Le viol comme arme de guerre. C’est le cœur du sujet du dernier film de la Française Anne Fontaine, Les Innocentes. Invitée d’Anne Sinclair samedi sur Europe1, la cinéaste est revenue sur sa dernière réalisation, dont Europe 1 est partenaire. Un film tourné en langue polonaise et dont le drame se déroule dans la Pologne de 1945, dans l’enceinte d’un couvent où l’armée russe a violé 25 bénédictines de la communauté.
Inspiré du témoignage d’une jeune Française. Les Innocentes est un long-métrage tiré de l’histoire d’une Française, Madeleine Beaulieu. "La jeune médecin française de la Croix-Rouge qui a découvert l’état de ce couvent a laissé un journal intime, et c’est par son neveu, qui habite en France, Philippe Maynial, que l’on a eu connaissance de ces faits", explique Anne Fontaine, qui comptabilise 14 films derrière la caméra, dont Gemma Bovary et Perfect Mothers, parmi les plus récents.

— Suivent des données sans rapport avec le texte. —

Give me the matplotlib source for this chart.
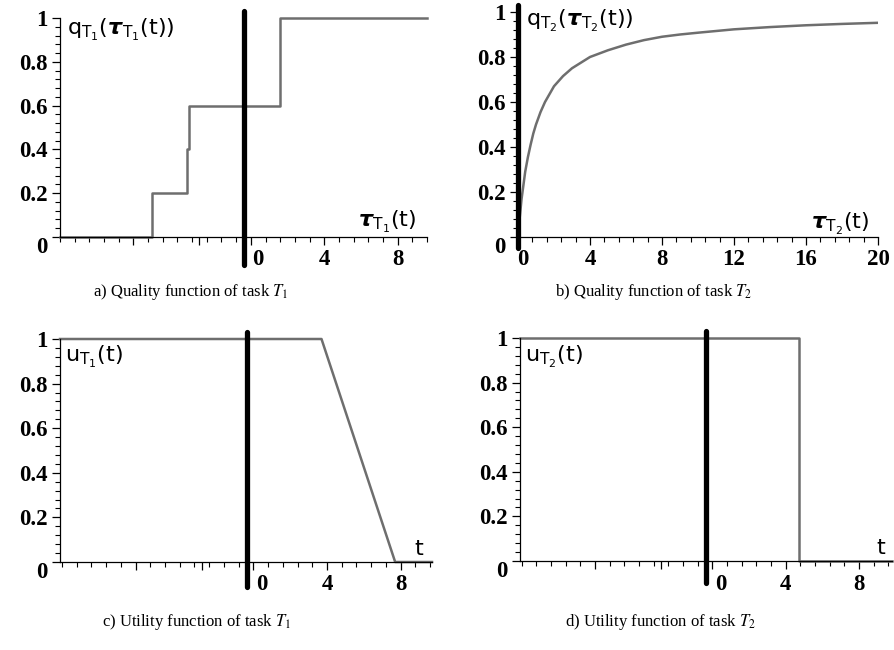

Dans son carnet de bord intime, la jeune docteur rapporte son activité de médecin. Et surtout, elle raconte ce jour fameux où "une bonne sœur vient la voir, affolée, et lui demande de l’aide d’une manière tellement bouleversante qu’elle décide de prendre son ambulance, de traverser la forêt et de rejoindre ce couvent, complètement perdu dans les bois", détaille la réalisatrice.
La "sensualité" et le "mystère" de Lou de Laâge. A l’écran, cette jeune médecin athée porte le nom de Mathilde Pauliac. Campée par Lou de Laâge, que l’on a déjà pu remarquer dans Respire de Mélanie Laurent, elle va assister les religieuses violées dans leur accouchement. Pour Anne Fontaine, le choix de la jeune actrice s’est révélé une évidence : "Lou de Laâge a quelque chose d’incroyable. Un mélange de sensualité, de pureté et de mystère. Elle a vraiment quelque chose de la grâce. J’ai rarement filmé un visage d’actrice aussi gracieux et pour ce sujet c’était vraiment fondamental, justement, d’avoir un mystère en face des sœurs."

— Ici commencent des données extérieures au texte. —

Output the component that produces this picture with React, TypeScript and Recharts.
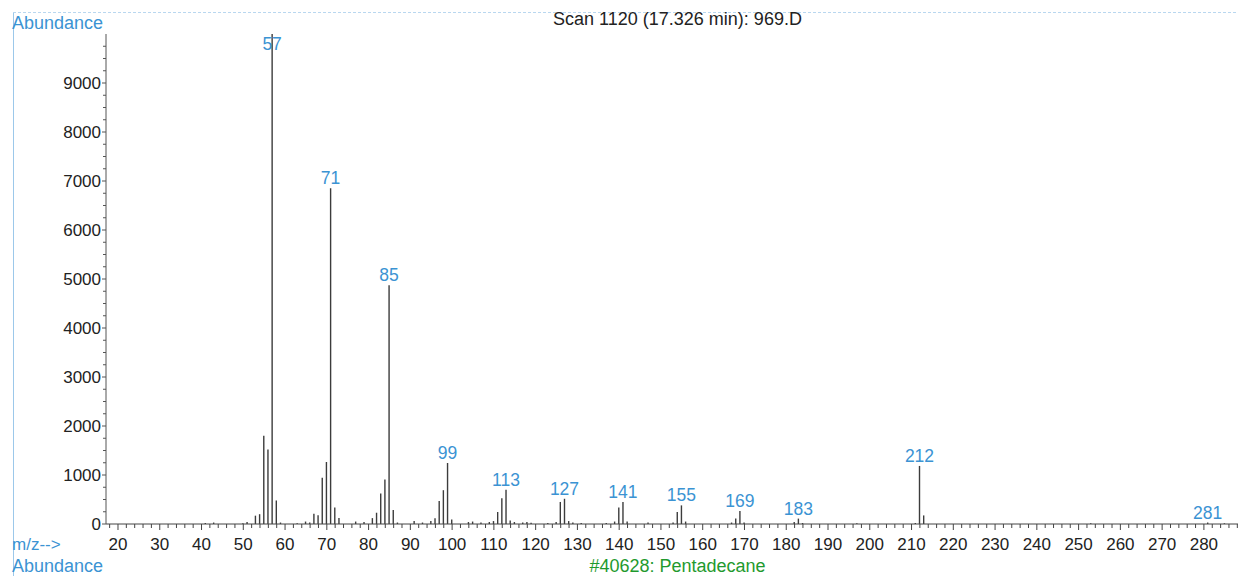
import { Bar, BarChart, LabelList, XAxis, YAxis } from "recharts";

// m/z and abundance
const mz = [
  41, 43, 50, 51, 53, 54, 55, 56, 57, 58, 59, 63, 65, 66, 67, 68, 69, 70, 71, 72,
  73, 77, 79, 81, 82, 83, 84, 85, 86, 87, 91, 93, 95, 96, 97, 98, 99, 100, 104,
  105, 107, 109, 110, 111, 112, 113, 114, 115, 117, 118, 119, 123, 125, 126, 127,
  128, 129, 131, 137, 139, 140, 141, 142, 147, 153, 154, 155, 156, 167, 168, 169,
  170, 182, 183, 184, 197, 211, 212, 213, 253, 281, 285,
];
const abundance = [
  20, 30, 15, 40, 170, 200, 1800, 1520, 9999, 480, 30, 15, 50, 30, 210, 180, 945,
  1265, 6850, 335, 120, 50, 40, 120, 230, 625, 910, 4870, 285, 30, 60, 30, 60,
  115, 470, 690, 1245, 90, 40, 50, 30, 40, 60, 245, 525, 700, 70, 40, 30, 40, 25,
  20, 40, 450, 515, 60, 30, 20, 20, 50, 335, 450, 50, 30, 30, 245, 380, 50, 30,
  110, 265, 30, 40, 110, 20, 15, 20, 1185, 175, 15, 30, 15,
];
const labelledPeaks = [57, 71, 85, 99, 113, 127, 141, 155, 169, 183, 212, 281];

const xTickLabels = [
  20, 30, 40, 50, 60, 70, 80, 90, 100, 110, 120, 130, 140, 150, 160, 170, 180,
  190, 200, 210, 220, 230, 240, 250, 260, 270, 280,
];
const yTickLabels = [0, 1000, 2000, 3000, 4000, 5000, 6000, 7000, 8000, 9000];

const data = mz.map((m, i) => ({ mz: m, abundance: abundance[i] }));

const xTicks: number[] = [];
for (let v = 18; v <= 288; v += 2) xTicks.push(v);
const yTicks: number[] = [];
for (let v = 0; v <= 9750; v += 250) yTicks.push(v);

const BLUE = "#3b93d3";
const INK = "#222";
const FONT = "'Liberation Sans', Arial, sans-serif";

function XTick(props: any) {
  const { x, y, payload } = props;
  const major = xTickLabels.includes(payload.value);
  return (
    <g>
      <line x1={x} x2={x} y1={y} y2={y + (major ? 6 : 4)} stroke="#444" />
      {major && (
        <text x={x} y={y + 26} textAnchor="middle" fontSize={17} fill={INK} fontFamily={FONT}>
          {payload.value}
        </text>
      )}
    </g>
  );
}

function YTick(props: any) {
  const { x, y, payload } = props;
  const major = yTickLabels.includes(payload.value);
  return (
    <g>
      <line x1={x - (major ? 4 : 3)} x2={x} y1={y} y2={y} stroke="#555" />
      {major && (
        <text x={x - 5} y={y + 6} textAnchor="end" fontSize={17} fill={INK} fontFamily={FONT}>
          {payload.value}
        </text>
      )}
    </g>
  );
}

function PeakLabel(props: any) {
  const { x, y, width, index } = props;
  const m = data[index].mz;
  if (!labelledPeaks.includes(m)) return null;
  return (
    <text
      x={x + width / 2}
      y={Math.max(y - 4, 50)}
      textAnchor="middle"
      fontSize={17.5}
      fill={BLUE}
      fontFamily={FONT}
    >
      {m}
    </text>
  );
}

export default function App() {
  return (
    <div
      style={{
        position: "relative",
        width: 1246,
        height: 584,
        margin: -8,
        background: "#fff",
        fontFamily: FONT,
        overflow: "hidden",
      }}
    >
      {/* page frame */}
      <div style={{ position: "absolute", left: 13, top: 12, width: 1, height: 572, background: "#9cc8ea" }} />
      <div
        style={{
          position: "absolute",
          left: 13,
          top: 12,
          width: 1233,
          height: 0,
          borderTop: "1px dashed #b9d7ef",
        }}
      />
      <div style={{ position: "absolute", left: 12, top: 13, fontSize: 18, color: BLUE }}>Abundance</div>
      <div
        style={{
          position: "absolute",
          left: 440,
          width: 475,
          top: 9,
          textAlign: "center",
          fontSize: 18,
          color: INK,
        }}
      >
        Scan 1120 (17.326 min): 969.D
      </div>

      <div style={{ position: "absolute", left: 0, top: 0 }}>
        <BarChart width={1246} height={584} data={data} margin={{ top: 34, right: 2, left: 8, bottom: 20 }}>
          <XAxis
            dataKey="mz"
            type="number"
            domain={[17.13, 289.6]}
            allowDataOverflow
            ticks={xTicks}
            interval={0}
            tickSize={0}
            tickMargin={0}
            tick={<XTick />}
            height={40}
            axisLine={{ stroke: "#444" }}
          />
          <YAxis
            type="number"
            domain={[0, 10000]}
            ticks={yTicks}
            interval={0}
            tickSize={0}
            tickMargin={0}
            tick={<YTick />}
            width={98}
            axisLine={{ stroke: "#555" }}
          />
          <Bar dataKey="abundance" fill="#3c3c3c" barSize={1.4} isAnimationActive={false}>
            <LabelList dataKey="abundance" content={<PeakLabel />} />
          </Bar>
        </BarChart>
      </div>

      <div style={{ position: "absolute", left: 12, top: 535, fontSize: 17, color: BLUE }}>m/z--&gt;</div>
      <div style={{ position: "absolute", left: 12, top: 556, fontSize: 18, color: BLUE }}>Abundance</div>
      <div
        style={{
          position: "absolute",
          left: 440,
          width: 475,
          top: 556,
          textAlign: "center",
          fontSize: 18,
          color: "#1f9a2e",
        }}
      >
        #40628: Pentadecane
      </div>
      <div style={{ position: "absolute", left: 106, top: 577, width: 1, height: 7, background: "#888" }} />
    </div>
  );
}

Un questionnement autour de la foi et de la maternité. Car, au départ, il s’agit bien de la confrontation, sinon de la rencontre, de deux mondes totalement étrangers : celui de la communauté des Bénédictines, plongée dans la foi, face à celui, rationnel, de cette jeune médecin athée. Face à une mère supérieure qui "incarne un peu la vieille garde" et "veut protéger ses sœurs, mais d’une manière un peu étonnante", Mathilde Pauliac va s’attacher à créer un rapport de confiance, une proximité avec les religieuses.

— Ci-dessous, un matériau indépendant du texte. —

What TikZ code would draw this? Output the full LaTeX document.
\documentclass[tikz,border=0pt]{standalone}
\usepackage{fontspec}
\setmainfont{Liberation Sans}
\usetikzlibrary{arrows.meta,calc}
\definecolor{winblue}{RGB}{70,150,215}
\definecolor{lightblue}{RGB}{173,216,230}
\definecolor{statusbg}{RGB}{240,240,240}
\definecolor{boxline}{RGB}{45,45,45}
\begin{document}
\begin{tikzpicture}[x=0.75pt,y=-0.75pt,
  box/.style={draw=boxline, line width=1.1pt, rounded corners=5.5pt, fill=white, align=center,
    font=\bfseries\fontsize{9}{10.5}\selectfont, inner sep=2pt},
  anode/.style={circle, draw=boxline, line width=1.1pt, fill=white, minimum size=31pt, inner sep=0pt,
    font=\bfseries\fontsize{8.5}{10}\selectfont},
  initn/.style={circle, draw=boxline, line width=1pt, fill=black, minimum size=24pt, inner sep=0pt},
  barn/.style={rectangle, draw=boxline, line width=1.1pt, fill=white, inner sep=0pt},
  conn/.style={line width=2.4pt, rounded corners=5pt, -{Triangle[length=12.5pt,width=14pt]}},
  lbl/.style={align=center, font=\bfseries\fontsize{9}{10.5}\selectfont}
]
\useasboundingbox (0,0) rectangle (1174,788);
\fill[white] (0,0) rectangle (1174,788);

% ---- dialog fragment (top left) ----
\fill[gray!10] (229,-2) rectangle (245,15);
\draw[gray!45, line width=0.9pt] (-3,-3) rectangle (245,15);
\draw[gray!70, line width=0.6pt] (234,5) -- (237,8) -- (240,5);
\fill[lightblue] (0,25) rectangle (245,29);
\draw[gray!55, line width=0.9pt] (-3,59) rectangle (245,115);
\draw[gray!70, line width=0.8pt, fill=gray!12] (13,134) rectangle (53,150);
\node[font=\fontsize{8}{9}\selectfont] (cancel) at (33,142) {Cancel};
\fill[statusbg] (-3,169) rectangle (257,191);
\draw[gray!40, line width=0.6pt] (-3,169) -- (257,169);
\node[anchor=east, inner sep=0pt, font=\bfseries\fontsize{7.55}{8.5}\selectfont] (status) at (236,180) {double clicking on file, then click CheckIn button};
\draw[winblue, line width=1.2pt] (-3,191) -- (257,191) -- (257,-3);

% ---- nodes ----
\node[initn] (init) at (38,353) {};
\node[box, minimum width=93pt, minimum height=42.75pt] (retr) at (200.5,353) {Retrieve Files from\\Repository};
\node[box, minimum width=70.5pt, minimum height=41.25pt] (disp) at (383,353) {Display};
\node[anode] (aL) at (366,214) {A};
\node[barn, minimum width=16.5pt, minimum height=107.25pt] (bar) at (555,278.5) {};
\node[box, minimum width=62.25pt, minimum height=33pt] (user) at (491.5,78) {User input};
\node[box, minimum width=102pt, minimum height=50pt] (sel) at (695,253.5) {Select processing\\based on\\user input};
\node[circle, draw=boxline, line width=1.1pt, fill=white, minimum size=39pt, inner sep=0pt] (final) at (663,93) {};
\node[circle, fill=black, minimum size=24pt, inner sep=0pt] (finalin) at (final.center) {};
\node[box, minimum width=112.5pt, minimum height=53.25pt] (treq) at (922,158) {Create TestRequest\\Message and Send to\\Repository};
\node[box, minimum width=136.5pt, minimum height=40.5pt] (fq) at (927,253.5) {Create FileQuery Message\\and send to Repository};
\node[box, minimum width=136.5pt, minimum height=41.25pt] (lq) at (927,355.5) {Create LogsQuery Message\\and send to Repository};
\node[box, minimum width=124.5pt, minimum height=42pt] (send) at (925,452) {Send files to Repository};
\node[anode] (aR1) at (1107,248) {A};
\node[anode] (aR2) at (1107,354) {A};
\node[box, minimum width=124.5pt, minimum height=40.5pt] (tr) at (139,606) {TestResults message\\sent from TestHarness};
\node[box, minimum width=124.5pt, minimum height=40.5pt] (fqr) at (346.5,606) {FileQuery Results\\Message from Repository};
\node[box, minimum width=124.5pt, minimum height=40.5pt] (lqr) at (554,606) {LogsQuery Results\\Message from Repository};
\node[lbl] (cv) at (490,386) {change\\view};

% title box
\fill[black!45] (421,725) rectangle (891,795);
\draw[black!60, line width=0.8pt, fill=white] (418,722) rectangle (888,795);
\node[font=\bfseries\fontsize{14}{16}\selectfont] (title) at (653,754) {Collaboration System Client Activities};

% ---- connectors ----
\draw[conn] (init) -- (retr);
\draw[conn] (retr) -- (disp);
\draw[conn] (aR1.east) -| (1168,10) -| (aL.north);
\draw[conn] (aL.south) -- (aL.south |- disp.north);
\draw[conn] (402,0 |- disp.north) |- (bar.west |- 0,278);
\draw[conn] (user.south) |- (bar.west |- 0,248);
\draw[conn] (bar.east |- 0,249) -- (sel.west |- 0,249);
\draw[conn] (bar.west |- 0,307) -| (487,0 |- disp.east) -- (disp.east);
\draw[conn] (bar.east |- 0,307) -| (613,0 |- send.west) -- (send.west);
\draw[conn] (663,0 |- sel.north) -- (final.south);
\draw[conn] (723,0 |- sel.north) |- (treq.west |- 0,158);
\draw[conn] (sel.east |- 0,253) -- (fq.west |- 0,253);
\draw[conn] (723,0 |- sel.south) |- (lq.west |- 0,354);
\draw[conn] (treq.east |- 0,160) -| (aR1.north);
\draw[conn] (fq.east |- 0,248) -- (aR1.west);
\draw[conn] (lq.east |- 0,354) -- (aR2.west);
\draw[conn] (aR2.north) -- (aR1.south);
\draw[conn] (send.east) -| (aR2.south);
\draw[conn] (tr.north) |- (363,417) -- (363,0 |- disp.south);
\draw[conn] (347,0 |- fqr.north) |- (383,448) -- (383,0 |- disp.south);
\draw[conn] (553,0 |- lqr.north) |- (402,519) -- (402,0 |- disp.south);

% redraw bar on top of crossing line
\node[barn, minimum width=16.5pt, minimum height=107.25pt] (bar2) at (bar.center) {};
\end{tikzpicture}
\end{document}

"Je ne peux pas faire un film, si je ne le sens pas de l’intérieur". Au sein de ce couvent d’une trentaine de sœurs, "comment chacune va interpréter le fait d’être mère malgré la violence de départ ?", interroge Anne Fontaine. Une problématique qui s’est révélée "extraordinaire" à développer, à incarner pour la cinéaste, qui confie : "Je ne peux pas faire un film, si je ne le sens pas de l’intérieur, si je ne me l’approprie pas personnellement. Sinon, je ne sais pas comment diriger ni choisir les acteurs."
Partie en retraite. Pour préparer celui-ci, la réalisatrice, dont certaines tantes sont entrées dans les ordres, a effectué deux retraites au cœur de couvents de Bénédictines. Avec ces religieuses qui l’ont accueillie, elle a même parlé du sujet du film. "Une situation bouleversante humainement", juge Anne Fontaine. Victimes de viols, les "Innocentes" du couvent se trouvent confrontées "à une lutte intérieure entre leur foi, le fait d’avoir donné sa vie à Dieu, et le fait de se retrouver mère", résume-t-elle. En d'autres termes, la question qui sous-tend le film pourrait -être celle-ci : comment ces femmes peuvent-elles encore croire après cela ?
Un film très actuel. Même plus de 60 ans après les faits, "c’est une histoire qui a une actualité très forte", estime Anne Fontaine. "Le viol est une arme de guerre. Le viol de bonne sœur est une double arme de guerre, car vous violez non seulement la femme, mais aussi la religieuse qui est en elle. Dans certains pays d'Afrique ou en Haiti, c’est une situation tout à fait contemporaine".